Verteidigungsminister Boris Pistorius fordert auf dem NATO-Gipfel in Washington mehr Planungssicherheit für die Rüstungsindustrie.
Verteidigungsminister Boris Pistorius fordert auf dem NATO-Gipfel in Washington mehr Planungssicherheit für die Rüstungsindustrie.
Foto: NATO; Bundeswehr / Sebastian Wilke

Es gehe „nicht um Alarmismus, nicht um Angstmacherei“ erklärte Minister Pistorius, sondern darum, an die Beschlüsse von Madrid und von Vilnius anzuknüpfen, bei denen die NATO einen strategischen und operativen Rahmen vorgegeben hat, in denen mehr Geld für Rüstungsausgaben und Planungssicherheit für die Industrie elementarer Bestandteil für eine wirkungsvolle Abschreckung sei.
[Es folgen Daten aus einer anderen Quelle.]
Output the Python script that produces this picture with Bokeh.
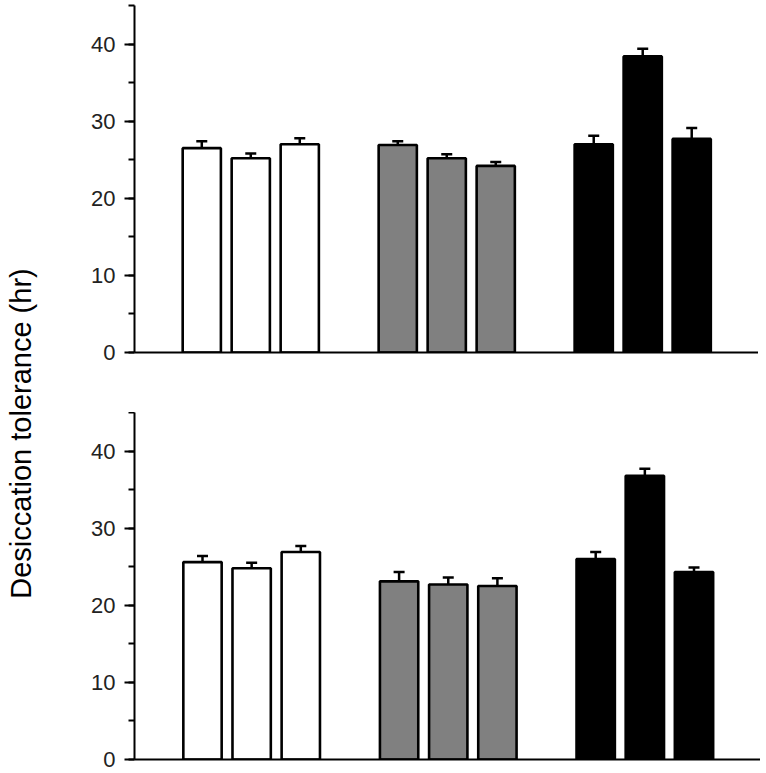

Vier Punkte für den NATO-Gipfel

Pistorius nannte vier wesentliche Punkte, die seiner Ansicht nach auf dem NATO-Gipfel in Washington behandelt werden sollen.
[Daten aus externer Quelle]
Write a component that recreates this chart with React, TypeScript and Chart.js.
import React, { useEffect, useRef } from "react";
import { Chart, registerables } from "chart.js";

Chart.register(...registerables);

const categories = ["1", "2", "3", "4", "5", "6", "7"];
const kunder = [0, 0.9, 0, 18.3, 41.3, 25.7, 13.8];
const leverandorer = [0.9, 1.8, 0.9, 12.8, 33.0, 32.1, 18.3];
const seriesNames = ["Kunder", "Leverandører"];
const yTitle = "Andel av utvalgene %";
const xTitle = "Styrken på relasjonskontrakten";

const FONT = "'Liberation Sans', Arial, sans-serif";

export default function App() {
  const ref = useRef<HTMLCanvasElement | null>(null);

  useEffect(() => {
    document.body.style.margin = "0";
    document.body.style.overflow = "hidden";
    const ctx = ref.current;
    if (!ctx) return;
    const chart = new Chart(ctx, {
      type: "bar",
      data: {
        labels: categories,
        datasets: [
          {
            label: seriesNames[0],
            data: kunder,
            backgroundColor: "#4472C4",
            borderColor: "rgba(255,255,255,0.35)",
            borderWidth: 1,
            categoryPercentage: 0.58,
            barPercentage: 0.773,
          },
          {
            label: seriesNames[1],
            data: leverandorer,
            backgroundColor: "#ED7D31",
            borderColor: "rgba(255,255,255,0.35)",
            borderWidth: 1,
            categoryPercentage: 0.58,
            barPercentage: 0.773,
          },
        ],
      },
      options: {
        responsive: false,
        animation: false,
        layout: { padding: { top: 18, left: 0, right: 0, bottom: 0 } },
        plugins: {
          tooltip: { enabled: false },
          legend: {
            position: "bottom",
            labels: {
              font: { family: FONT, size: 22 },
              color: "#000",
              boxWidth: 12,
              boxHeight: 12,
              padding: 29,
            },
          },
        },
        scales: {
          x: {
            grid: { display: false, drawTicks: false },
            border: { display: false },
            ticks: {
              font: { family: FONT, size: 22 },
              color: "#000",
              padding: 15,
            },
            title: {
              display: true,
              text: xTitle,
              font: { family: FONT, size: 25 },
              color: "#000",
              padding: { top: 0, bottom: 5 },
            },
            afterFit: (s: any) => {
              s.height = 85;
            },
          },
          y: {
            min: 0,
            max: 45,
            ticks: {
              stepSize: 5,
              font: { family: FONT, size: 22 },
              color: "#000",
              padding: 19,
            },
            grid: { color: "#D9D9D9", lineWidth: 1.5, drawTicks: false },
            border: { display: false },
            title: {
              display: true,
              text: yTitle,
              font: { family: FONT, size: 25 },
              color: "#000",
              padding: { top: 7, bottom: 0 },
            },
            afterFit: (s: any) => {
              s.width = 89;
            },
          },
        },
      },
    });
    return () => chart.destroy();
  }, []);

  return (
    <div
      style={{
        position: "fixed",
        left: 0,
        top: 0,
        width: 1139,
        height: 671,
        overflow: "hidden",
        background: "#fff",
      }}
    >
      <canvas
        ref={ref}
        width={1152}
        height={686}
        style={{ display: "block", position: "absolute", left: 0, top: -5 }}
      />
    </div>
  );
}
  1. Die in Vilnius beschlossenen Regionalpläne zur Verteidigung des Bündnisses ausführbar machen, also mit konkreten Fähigkeiten hinterlegen
  2. Aufstellung einer modernen Kommando- und Führungsstruktur
  3. Aufbau von und Planungssicherheit für die Industrie, welche die NATO-Streitkräfte nachhaltig und resilient versorgen kann
  4. Ukraine-Hilfen durch die NATO – insbesondere aber europäische Staaten – sicherstellen

Deutschland gehe hierbei mit gutem Beispiel voran und habe längst angefangen, die genannten Punkte auch umzusetzen. „Mit unseren Streitkräften gehen wir innerhalb der NATO praktisch all in“, sagte Pistorius. „Wir stellen 35.000 Soldatinnen und Soldaten in den beiden höchsten Bereitschaftsstufen und alle verfügbaren Waffensysteme zur Verfügung.“

Auch gestiegene Verteidigungsausgaben und das Hauptquartier für die NATO-Ukraine-Hilfe in Wiesbaden seien deutliche Zeichen für Deutschlands Engagement, sagte der Minister. „Wir tun das außerdem mit der kollektiven Beschaffung“, ergänzte Pistorius, „ein Thema, was gerade heute eine besondere Rolle spielt. Ich habe schon einige Letter auf Intents heute Morgen unterschreiben dürfen.“ Gemeint war unter anderem die gemeinsame Beschaffung von Seeminen von Anrainerstaaten der Nord- und Ostsee.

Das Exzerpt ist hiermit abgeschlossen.